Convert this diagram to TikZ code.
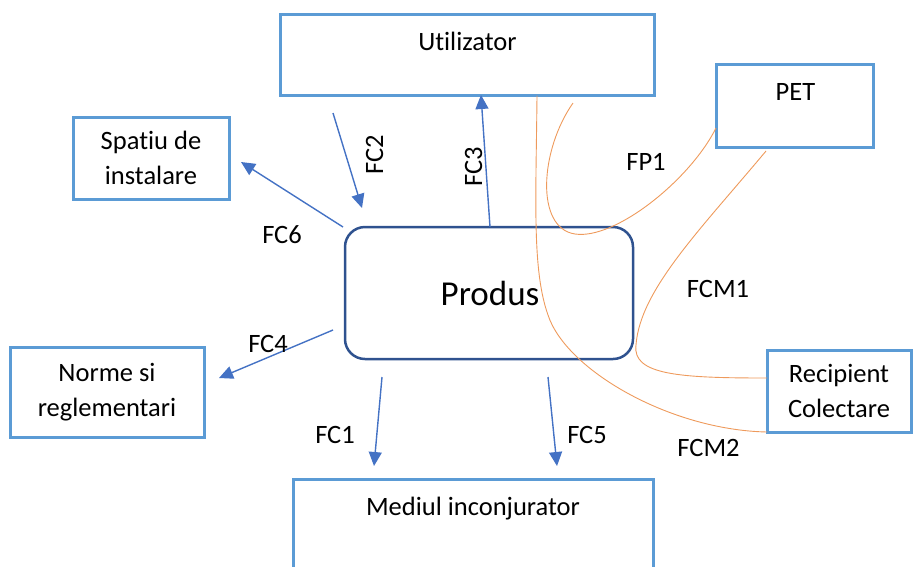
\documentclass[tikz,border=0pt]{standalone}
\usepackage{fontspec}
\setmainfont{Carlito}[Ligatures=NoCommon]
\usetikzlibrary{arrows.meta}
\definecolor{boxblue}{HTML}{5B9BD5}
\definecolor{arrowblue}{HTML}{4472C4}
\definecolor{prodblue}{HTML}{2F528F}
\definecolor{flow}{HTML}{EE9A5C}

\begin{document}
\begin{tikzpicture}[x=1pt,y=-1pt,
  box/.style={draw=boxblue, line width=3pt, inner sep=0pt, align=center,
              font=\fontsize{26.5}{35}\selectfont},
  txt/.style={font=\fontsize{26.5}{35}\selectfont, inner sep=0pt, anchor=base},
  fc/.style={draw=arrowblue, line width=1.4pt, -{Triangle[length=14pt,width=13pt]}},
  flowline/.style={draw=flow, line width=0.9pt}
]
\useasboundingbox (0,0) rectangle (913,566);
\clip (0,0) rectangle (913,566);

% boxes
\node[box, minimum width=374pt, minimum height=81pt] (util) at (467,54.5) {};
\node[box, minimum width=157pt, minimum height=83pt] (pet) at (794.5,105.5) {};
\node[box, minimum width=144pt, minimum height=82pt] (recip) at (839,391) {Recipient\\Colectare};
\node[box, minimum width=156pt, minimum height=82pt] (spatiu) at (151,158) {Spatiu de\\instalare};
\node[box, minimum width=194pt, minimum height=90pt] (norme) at (107,392) {Norme si\\reglementari};
\node[box, minimum width=360pt, minimum height=122pt] (mediul) at (473,540) {};
\node[draw=prodblue, line width=2.5pt, rounded corners=20pt, minimum width=288pt,
      minimum height=132pt, inner sep=0pt] (produs) at (489,293) {};

% top-aligned box texts
\node[txt] (utilT) at (467.5,50) {Utilizator};
\node[txt] (petT) at (795.5,100.7) {PET};
\node[txt] (mediulT) at (473,515.6) {Mediul inconjurator};
\node[txt, font=\fontsize{35}{40}\selectfont] (produsT) at (490,305) {Produs};

% arrow end points
\coordinate (fc2s) at (333,113);  \coordinate (fc2e) at (362,208);
\coordinate (fc3s) at (490,227);  \coordinate (fc3e) at (481,95);
\coordinate (fc6s) at (343,227);  \coordinate (fc6e) at (241,162);
\coordinate (fc4s) at (333,330);  \coordinate (fc4e) at (219,378);
\coordinate (fc1s) at (382,377);  \coordinate (fc1e) at (374,466);
\coordinate (fc5s) at (548,377);  \coordinate (fc5e) at (557,466);

\draw[fc] (fc2s) -- (fc2e);
\draw[fc] (fc3s) -- (fc3e);
\draw[fc] (fc6s) -- (fc6e);
\draw[fc] (fc4s) -- (fc4e);
\draw[fc] (fc1s) -- (fc1e);
\draw[fc] (fc5s) -- (fc5e);

% arrow labels
\node[txt, rotate=90] (fc2l) at (383,155) {FC2};
\node[txt, rotate=90] (fc3l) at (482,167) {FC3};
\node[txt] (fc6l) at (282,243) {FC6};
\node[txt] (fc4l) at (268,352) {FC4};
\node[txt] (fc1l) at (335,443) {FC1};
\node[txt] (fc5l) at (587,443) {FC5};

% material flows
\coordinate (fcm2s) at (537,95.5);
\coordinate (fcm2e) at (767,432);
\draw[flowline] (fcm2s) .. controls (536,200) and (532,270) .. (548,315)
                        .. controls (566,370) and (670,430) .. (fcm2e);

\coordinate (fp1s) at (573,103);
\coordinate (fp1e) at (716,128);
\draw[flowline] (fp1s) .. controls (540,150) and (535,228) .. (575,234)
                       .. controls (615,240) and (690,180) .. (fp1e);

\coordinate (fcm1s) at (766,151);
\coordinate (fcm1e) at (767,378);
\draw[flowline] (fcm1s) .. controls (700,230) and (640,290) .. (636,345)
                        .. controls (632,375) and (680,378) .. (fcm1e);

\node[txt] (fp1l) at (646,170) {FP1};
\node[txt] (fcm1l) at (718,297) {FCM1};
\node[txt] (fcm2l) at (708.5,456) {FCM2};
\end{tikzpicture}
\end{document}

▶ PROBLEM TO SOLVE: Please write out all the data again word for word, but not the pictures.

▶ FINAL RESULT:
Convert this diagram to TikZ code.
\documentclass[tikz,border=0pt]{standalone}
\usepackage{fontspec}
\setmainfont{Carlito}[Ligatures=NoCommon]
\usetikzlibrary{arrows.meta}
\definecolor{boxblue}{HTML}{5B9BD5}
\definecolor{arrowblue}{HTML}{4472C4}
\definecolor{prodblue}{HTML}{2F528F}
\definecolor{flow}{HTML}{EE9A5C}

\begin{document}
\begin{tikzpicture}[x=1pt,y=-1pt,
  box/.style={draw=boxblue, line width=3pt, inner sep=0pt, align=center,
              font=\fontsize{26.5}{35}\selectfont},
  txt/.style={font=\fontsize{26.5}{35}\selectfont, inner sep=0pt, anchor=base},
  fc/.style={draw=arrowblue, line width=1.4pt, -{Triangle[length=14pt,width=13pt]}},
  flowline/.style={draw=flow, line width=0.9pt}
]
\useasboundingbox (0,0) rectangle (913,566);
\clip (0,0) rectangle (913,566);

% boxes
\node[box, minimum width=374pt, minimum height=81pt] (util) at (467,54.5) {};
\node[box, minimum width=157pt, minimum height=83pt] (pet) at (794.5,105.5) {};
\node[box, minimum width=144pt, minimum height=82pt] (recip) at (839,391) {Recipient\\Colectare};
\node[box, minimum width=156pt, minimum height=82pt] (spatiu) at (151,158) {Spatiu de\\instalare};
\node[box, minimum width=194pt, minimum height=90pt] (norme) at (107,392) {Norme si\\reglementari};
\node[box, minimum width=360pt, minimum height=122pt] (mediul) at (473,540) {};
\node[draw=prodblue, line width=2.5pt, rounded corners=20pt, minimum width=288pt,
      minimum height=132pt, inner sep=0pt] (produs) at (489,293) {};

% top-aligned box texts
\node[txt] (utilT) at (467.5,50) {Utilizator};
\node[txt] (petT) at (795.5,100.7) {PET};
\node[txt] (mediulT) at (473,515.6) {Mediul inconjurator};
\node[txt, font=\fontsize{35}{40}\selectfont] (produsT) at (490,305) {Produs};

% arrow end points
\coordinate (fc2s) at (333,113);  \coordinate (fc2e) at (362,208);
\coordinate (fc3s) at (490,227);  \coordinate (fc3e) at (481,95);
\coordinate (fc6s) at (343,227);  \coordinate (fc6e) at (241,162);
\coordinate (fc4s) at (333,330);  \coordinate (fc4e) at (219,378);
\coordinate (fc1s) at (382,377);  \coordinate (fc1e) at (374,466);
\coordinate (fc5s) at (548,377);  \coordinate (fc5e) at (557,466);

\draw[fc] (fc2s) -- (fc2e);
\draw[fc] (fc3s) -- (fc3e);
\draw[fc] (fc6s) -- (fc6e);
\draw[fc] (fc4s) -- (fc4e);
\draw[fc] (fc1s) -- (fc1e);
\draw[fc] (fc5s) -- (fc5e);

% arrow labels
\node[txt, rotate=90] (fc2l) at (383,155) {FC2};
\node[txt, rotate=90] (fc3l) at (482,167) {FC3};
\node[txt] (fc6l) at (282,243) {FC6};
\node[txt] (fc4l) at (268,352) {FC4};
\node[txt] (fc1l) at (335,443) {FC1};
\node[txt] (fc5l) at (587,443) {FC5};

% material flows
\coordinate (fcm2s) at (537,95.5);
\coordinate (fcm2e) at (767,432);
\draw[flowline] (fcm2s) .. controls (536,200) and (532,270) .. (548,315)
                        .. controls (566,370) and (670,430) .. (fcm2e);

\coordinate (fp1s) at (573,103);
\coordinate (fp1e) at (716,128);
\draw[flowline] (fp1s) .. controls (540,150) and (535,228) .. (575,234)
                       .. controls (615,240) and (690,180) .. (fp1e);

\coordinate (fcm1s) at (766,151);
\coordinate (fcm1e) at (767,378);
\draw[flowline] (fcm1s) .. controls (700,230) and (640,290) .. (636,345)
                        .. controls (632,375) and (680,378) .. (fcm1e);

\node[txt] (fp1l) at (646,170) {FP1};
\node[txt] (fcm1l) at (718,297) {FCM1};
\node[txt] (fcm2l) at (708.5,456) {FCM2};
\end{tikzpicture}
\end{document}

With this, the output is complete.